La recientemente celebrada festividad del libro ha gozado de un éxito renovado y de una gratificante capacidad de convocatoria. Como en los buenos tiempos.

Siempre es excelente noticia que la palabra bien trabajada, y se supone que en todo libro lo está, conquiste la calle, esa calle tan sometida a las voces soeces, al improperio y a la miseria expresiva; algo antaño exclusivo de la jerga chabacana y que hoy se ha trasladado a numerosas tertulias en los medios de comunicación. Una jerigonza que transita soberana por parques y avenidas para terminar colándose con arrogancia hasta en la más preciada intimidad.

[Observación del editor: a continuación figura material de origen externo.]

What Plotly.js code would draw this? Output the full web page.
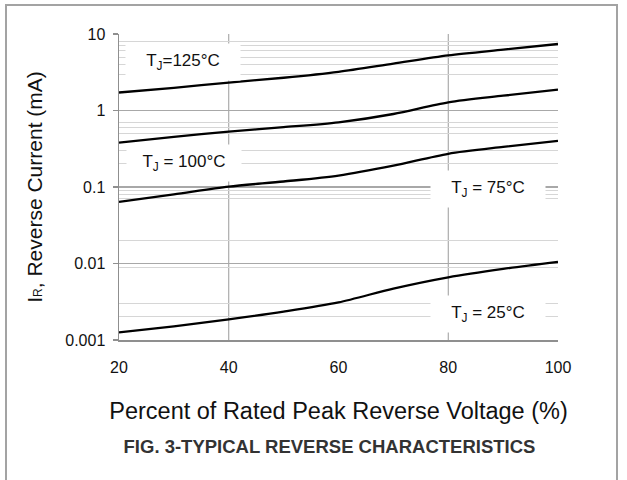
<!DOCTYPE html>
<html>
<head>
<meta charset="utf-8">
<script src="https://cdn.plot.ly/plotly-3.0.1.min.js"></script>
<style>
  html, body { margin: 0; padding: 0; background: #ffffff; overflow: hidden; }
  #wrap { position: relative; width: 627px; height: 480px; }
  #chart { position: absolute; left: 0; top: 0; width: 627px; height: 480px; }
  #frame { position: absolute; left: 5px; top: 4px; width: 613px; height: 600px;
           border: 2px solid #a3a3a3; pointer-events: none; box-sizing: border-box; }
</style>
</head>
<body>
<div id="wrap">
  <div id="chart"></div>
  <div id="frame"></div>
</div>
<script>
// ---- data ----
const voltagePct = [20, 30, 40, 50, 60, 70, 80, 90, 100];
const irT125 = [1.72, 1.98, 2.32, 2.68, 3.20, 4.10, 5.25, 6.25, 7.40];
const irT100 = [0.38, 0.452, 0.53, 0.605, 0.70, 0.90, 1.28, 1.56, 1.87];
const irT75  = [0.064, 0.080, 0.101, 0.118, 0.141, 0.190, 0.272, 0.334, 0.40];
const irT25  = [0.00126, 0.00151, 0.00186, 0.00235, 0.0031, 0.0047, 0.0066, 0.0085, 0.0105];

const xTickVals = [20, 40, 60, 80, 100];
const xTickText = ['20', '40', '60', '80', '100'];
const yTickVals = [0.001, 0.01, 0.1, 1, 10];
const yTickText = ['0.001', '0.01', '0.1', '1', '10'];
const xGridVals = [40, 80];
const yMinorGridVals = [8, 7, 6, 5, 4, 3, 0.7, 0.6, 0.5, 0.3, 0.2, 0.09, 0.08, 0.07, 0.02, 0.009, 0.003, 0.002];

const labelTexts = ['T<sub>J</sub>=125°C', 'T<sub>J</sub> = 100°C', 'T<sub>J</sub> = 75°C', 'T<sub>J</sub> = 25°C'];
const labelX = [31.7, 31.9, 87.3, 87.3];
const labelY = [4.3, 0.206, 0.094, 0.00217];

const FONT = '"Liberation Sans", Arial, sans-serif';

function curve(y) {
  return {
    x: voltagePct, y: y, type: 'scatter', mode: 'lines',
    line: { color: '#000000', width: 2.3, shape: 'spline', smoothing: 0.8 },
    hoverinfo: 'skip', showlegend: false
  };
}
const traces = [curve(irT125), curve(irT100), curve(irT75), curve(irT25)];

const shapes = xGridVals.map(v => ({
  type: 'line', xref: 'x', yref: 'paper', x0: v, x1: v, y0: 0, y1: 1,
  layer: 'below', line: { color: '#9a9a9a', width: 1 }
}));

const annotations = labelTexts.map((t, i) => ({
  text: t, xref: 'x', yref: 'y', x: labelX[i], y: Math.log10(labelY[i]),
  showarrow: false, bgcolor: '#ffffff', width: 112, height: 34,
  font: { family: FONT, size: 17, color: '#111111' }
}));

const layout = {
  width: 627, height: 480,
  margin: { l: 119, r: 69, t: 34, b: 140 },
  paper_bgcolor: '#ffffff', plot_bgcolor: '#ffffff',
  font: { family: FONT, color: '#111111' },
  showlegend: false,
  title: {
    text: '<b>FIG. 3-TYPICAL REVERSE CHARACTERISTICS</b>',
    font: { family: FONT, size: 18.5, color: '#333333' },
    xref: 'container', x: 0.5255, xanchor: 'center',
    yref: 'container', y: 0.069, yanchor: 'middle'
  },
  xaxis: {
    type: 'linear', range: [20, 100],
    tickmode: 'array', tickvals: xTickVals, ticktext: xTickText,
    ticks: '', ticklabelstandoff: 12,
    tickfont: { family: FONT, size: 16, color: '#111111' },
    showgrid: false, zeroline: false,
    showline: true, linecolor: '#8f8f8f', linewidth: 1.5,
    title: { text: 'Percent of Rated Peak Reverse Voltage (%)', standoff: 28,
             font: { family: FONT, size: 23.5, color: '#111111' } }
  },
  yaxis: {
    type: 'log', range: [-3, 1],
    tickmode: 'array', tickvals: yTickVals, ticktext: yTickText,
    ticks: 'outside', ticklen: 5, tickcolor: '#8f8f8f', tickwidth: 1.5,
    ticklabelstandoff: 4,
    tickfont: { family: FONT, size: 16, color: '#111111' },
    showgrid: true, gridcolor: '#a8a8a8', gridwidth: 1.3,
    minor: { tickmode: 'array', tickvals: yMinorGridVals, showgrid: true,
             gridcolor: '#d6d6d6', gridwidth: 1, ticks: '' },
    zeroline: false,
    showline: true, linecolor: '#8f8f8f', linewidth: 1.5,
    title: { text: 'I<span style="font-size:12px">R</span>, Reverse Current (mA)', standoff: 17,
             font: { family: FONT, size: 21, color: '#111111' } }
  },
  shapes: shapes,
  annotations: annotations
};

Plotly.newPlot('chart', traces, layout, { displayModeBar: false, staticPlot: true });
</script>
</body>
</html>
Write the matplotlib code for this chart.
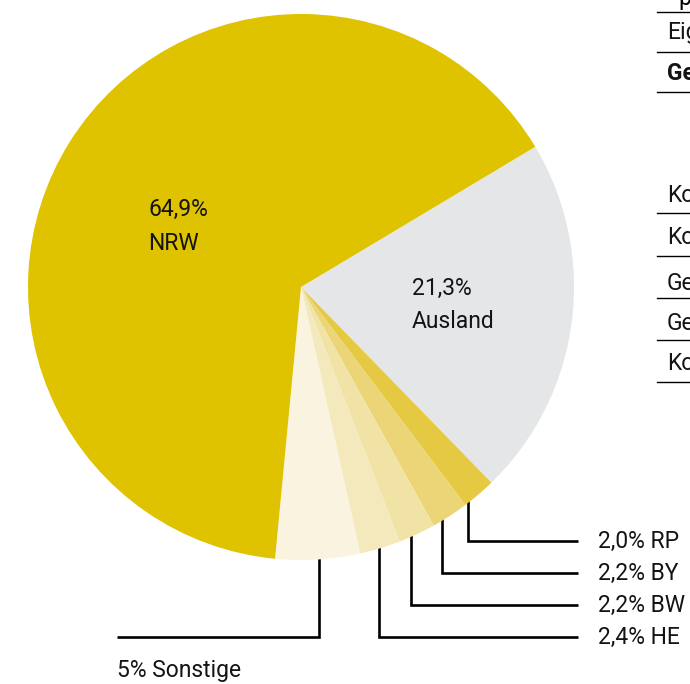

La capacidad verbal del ser humano, sea escrita u oral, nos distingue desde los tiempos más ancestrales y camina unida a nuestra sed de un futuro mejor, basado en la fuerza de la razón y no en los argumentos de la fuerza. Un mañana de justicia y energía vital, como la que desbordan esos ancianos, trocados actores provisionales en la pieza teatral La vida vivida y por vivir, promovida por el Museo de la Universidad de Navarra. O Emilia Nájera, la primera abuelita vacunada contra el covid, que tan bella y confiadamente supo expresar su gratitud hacia los servicios sanitarios. Siempre es un placer escuchar a comentaristas como Pilar Cernuda, ejemplo en el uso de la palabra, que nos acompaña para saborear con armonía la verdad y su afán de justicia y rectitud. Y es una gran satisfacción saludar el debut como escritora de Ana María Ruiz, la enfermera que en plena pandemia montó una biblioteca en el hospital de campaña de Ifema y que ahora nos traslada su experiencia sanadora, afirmando que los libros no solo hacen volar la imaginación, sino que también salvan vidas. La palabra es hermosa. Debiera serlo en todo tiempo y ocasión. Ojalá que quienes regalan rosas el Día de San Jorge, lo hagan también durante todo el año.